By David G. Barry
Only one Ivy League school reported a gain for the fiscal year
ended June 30: Yale University.
Princeton University, the last of the Ivies to report its figures, said
its $38.5 endowment lost 1.5%.
In a statement, Jim Matteo, Princeton’s vice president for finance and
treasurer, said the “challenging market environment in the past year reinforces
the university’s long-term investment strategy: long-term investments that lead
to long-term results that support long-term goals.”

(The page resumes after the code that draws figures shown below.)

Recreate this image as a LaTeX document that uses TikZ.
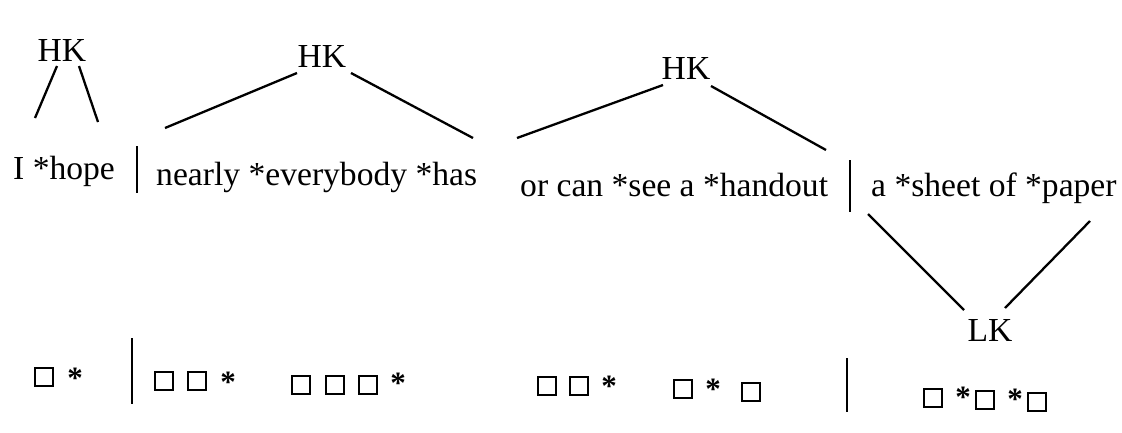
\documentclass[tikz,border=0pt]{standalone}
\usepackage{fontspec}
\setmainfont{Liberation Serif}
\begin{document}
\begin{tikzpicture}[x=1pt,y=-1pt,
  lbl/.style={inner sep=0pt,font=\fontsize{33.6}{38}\selectfont},
  wrd/.style={inner sep=0pt,anchor=base west,font=\fontsize{33.6}{38}\selectfont},
  ln/.style={line width=2.3pt},
  sq/.style={draw,line width=2.2pt,minimum size=18.5pt,inner sep=0pt},
  st/.style={inner sep=0pt,font=\bfseries\fontsize{31}{33}\selectfont}]
\useasboundingbox (0,0) rectangle (1122,432);
% top row labels
\node[lbl] (hk1) at (62,50) {HK};
\node[lbl] (hk2) at (322,56) {HK};
\node[lbl] (hk3) at (686,68) {HK};
\node[lbl] (lk) at (990,330) {LK};
% words
\node[wrd] (w1) at (13,179) {I *hope};
\node[wrd] (w2) at (156,185) {nearly *everybody *has};
\node[wrd] (w3) at (520,196) {or can *see a *handout};
\node[wrd] (w4) at (871,196) {a *sheet of *paper};
% tree lines
\coordinate (a1) at (35,118); \coordinate (a2) at (98,122);
\draw[ln] (57,66) -- (a1);
\draw[ln] (79,66) -- (a2);
\coordinate (b1) at (165,128); \coordinate (b2) at (473,138);
\draw[ln] (297,73) -- (b1);
\draw[ln] (351,73) -- (b2);
\coordinate (c1) at (517,138); \coordinate (c2) at (826,150);
\draw[ln] (663,85) -- (c1);
\draw[ln] (711,86) -- (c2);
\coordinate (d1) at (868,214); \coordinate (d2) at (1090,221);
\draw[ln] (d1) -- (964,310);
\draw[ln] (d2) -- (1005,308);
% separators
\draw[ln] (137,146) -- (137,193);
\draw[ln] (850,160) -- (850,212);
\draw[ln] (132,338) -- (132,404);
\draw[ln] (847,358) -- (847,412);
% bottom row
\node[sq] (s1) at (44,377) {};
\node[st] (t1) at (75,378) {*};
\node[sq] (s2) at (164,381) {};
\node[sq] (s3) at (197,381) {};
\node[st] (t2) at (228,382) {*};
\node[sq] (s4) at (301,385) {};
\node[sq] (s5) at (335,385) {};
\node[sq] (s6) at (368,385) {};
\node[st] (t3) at (398,383) {*};
\node[sq] (s7) at (547,386) {};
\node[sq] (s8) at (579,386) {};
\node[st] (t4) at (609,386) {*};
\node[sq] (s9) at (683,389) {};
\node[st] (t5) at (713,389) {*};
\node[sq] (s10) at (751,392) {};
\node[sq] (s11) at (933,398) {};
\node[st] (t6) at (963,397) {*};
\node[sq] (s12) at (985,400) {};
\node[st] (t7) at (1015,399) {*};
\node[sq] (s13) at (1037,402) {};
\end{tikzpicture}
\end{document}
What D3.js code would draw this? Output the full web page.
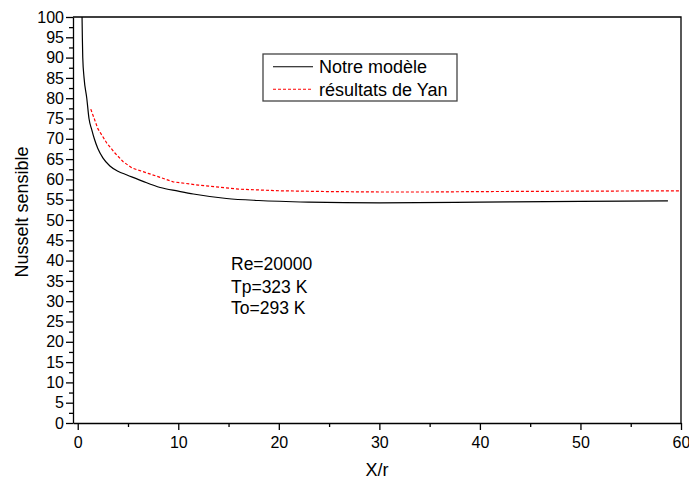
<!DOCTYPE html>
<html>
<head>
<meta charset="utf-8">
<script src="https://cdn.jsdelivr.net/npm/d3@7"></script>
<style>
  body { margin: 0; background: #fff; }
  svg { display: block; font-family: Arial, "Liberation Sans", sans-serif; }
</style>
</head>
<body>
<svg width="689" height="479"></svg>
<script>
// Notre modèle (solid black)
var modelX = [0.43, 0.46, 0.5, 0.63, 0.9, 1.12, 1.4, 1.65, 2.0, 2.5, 3.2, 4.0, 4.9, 6.5, 8.2, 10, 11.5, 14.8, 18, 23, 30, 40, 50, 58.7];
var modelY = [100, 95, 90, 85, 80, 75, 72.2, 70, 67.6, 65.3, 63.3, 62.0, 61.1, 59.5, 58.0, 57.1, 56.4, 55.3, 54.8, 54.4, 54.2, 54.4, 54.6, 54.7];

// résultats de Yan (red dashed)
var yanX = [1.3, 2, 2.9, 3.7, 4.5, 5.4, 7, 9.5, 12, 16, 20, 25, 30, 35, 40, 50, 60];
var yanY = [77.3, 72.5, 68.9, 66.5, 64.4, 62.8, 61.5, 59.4, 58.6, 57.6, 57.2, 57.0, 56.9, 56.9, 57.0, 57.1, 57.2];

var xTicks = [0, 10, 20, 30, 40, 50, 60];
var xMinor = [5, 15, 25, 35, 45, 55];
var yTicks = d3.range(0, 101, 5);
var yMinor = d3.range(2.5, 100, 5);

var legendLabels = ["Notre modèle", "résultats de Yan"];
var notes = ["Re=20000", "Tp=323 K", "To=293 K"];

var svg = d3.select("svg"),
    margin = {top: 17, right: 8, bottom: 56, left: 73},
    width = +svg.attr("width"),
    height = +svg.attr("height");

var x = d3.scaleLinear()
    .domain([-0.47, 60])
    .range([margin.left, width - margin.right]);

var y = d3.scaleLinear()
    .domain([0, 100])
    .range([height - margin.bottom, margin.top]);

// frame (top and right)
svg.append("path")
    .attr("d", "M" + x.range()[0] + "," + y(100) + "H" + x.range()[1] + "V" + y(0))
    .attr("fill", "none")
    .attr("stroke", "#000")
    .attr("stroke-width", 1.3);

// minor ticks
svg.append("g")
    .attr("transform", "translate(0," + y(0) + ")")
    .call(d3.axisBottom(x).tickValues(xMinor).tickSize(4).tickFormat(""))
    .call(function(g) { g.select(".domain").remove(); });

svg.append("g")
    .attr("transform", "translate(" + margin.left + ",0)")
    .call(d3.axisLeft(y).tickValues(yMinor).tickSize(4).tickFormat(""))
    .call(function(g) { g.select(".domain").remove(); });

// major axes
var xAxis = svg.append("g")
    .attr("transform", "translate(0," + y(0) + ")")
    .call(d3.axisBottom(x).tickValues(xTicks).tickSize(7).tickPadding(7).tickSizeOuter(0));

var yAxis = svg.append("g")
    .attr("transform", "translate(" + margin.left + ",0)")
    .call(d3.axisLeft(y).tickValues(yTicks).tickSize(7).tickPadding(2).tickSizeOuter(0));

svg.selectAll(".tick line").attr("stroke-width", 1.3);
svg.selectAll(".domain").attr("stroke-width", 1.3);
[xAxis, yAxis].forEach(function(a) {
  a.selectAll("text").attr("font-size", 16).attr("font-family", null).attr("fill", "#000");
});

var line = d3.line()
    .x(function(d) { return x(d[0]); })
    .y(function(d) { return y(d[1]); });

svg.append("path")
    .datum(modelX.map(function(v, i) { return [v, modelY[i]]; }))
    .attr("fill", "none")
    .attr("stroke", "#000")
    .attr("stroke-width", 1.2)
    .attr("d", line.curve(d3.curveMonotoneX));

svg.append("path")
    .datum(yanX.map(function(v, i) { return [v, yanY[i]]; }))
    .attr("fill", "none")
    .attr("stroke", "#ff0000")
    .attr("stroke-width", 1.2)
    .attr("stroke-dasharray", "3,2")
    .attr("d", line.curve(d3.curveLinear));

// legend
var legend = svg.append("g").attr("transform", "translate(263,54)");
legend.append("rect")
    .attr("width", 194).attr("height", 47)
    .attr("fill", "#fff").attr("stroke", "#444").attr("stroke-width", 1.3);
legendLabels.forEach(function(t, i) {
  var ly = 12.7 + i * 22.6;
  legend.append("line")
      .attr("x1", 10).attr("x2", 50).attr("y1", ly).attr("y2", ly)
      .attr("stroke", i ? "#ff0000" : "#000")
      .attr("stroke-width", 1.1)
      .attr("stroke-dasharray", i ? "3,2" : null);
  legend.append("text")
      .attr("x", 56).attr("y", ly + 6.5)
      .attr("font-size", 18)
      .text(t);
});

// annotation
notes.forEach(function(t, i) {
  svg.append("text")
      .attr("x", 231)
      .attr("y", [270, 292.7, 313.5][i])
      .attr("font-size", 17.5)
      .text(t);
});

// axis titles
svg.append("text")
    .attr("x", (x.range()[0] + x.range()[1]) / 2)
    .attr("y", 476)
    .attr("text-anchor", "middle")
    .attr("font-size", 18)
    .text("X/r");

svg.append("text")
    .attr("transform", "translate(28,212) rotate(-90)")
    .attr("text-anchor", "middle")
    .attr("font-size", 18)
    .text("Nusselt sensible");
</script>
</body>
</html>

Princeton said the endowment’s average annual return over the past 10 years is
12.2 and 11% for the past 20 years. For the 2020-21 fiscal year, Princeton
produced a 46.9% return.
Yale earlier this month announced that it had a gain of 0.8% but that the value
of its endowment declined from $42.3 billion on June 30, 2021, to $41.4 billion
on June 30, 2022. The University of Pennsylvania’s $20.7 billion
endowment posted a 0.0% return while Cornell University’s $9.8 billion
fund reported a negative 1.3% return, Harvard University’s $50.9 billion
endowment a negative 1.8%, Dartmouth College’s $8.1 billion endowment a
negative 3.1%, the $6.5 billion Brown University endowment a negative
4.6% and Columbia University’s $13.3 billon had a negative 7.6% return.
Yale and Penn are more the exception than the rule.
According to Cambridge Associates, the preliminary mean and median for colleges
and universities are both negative 6%.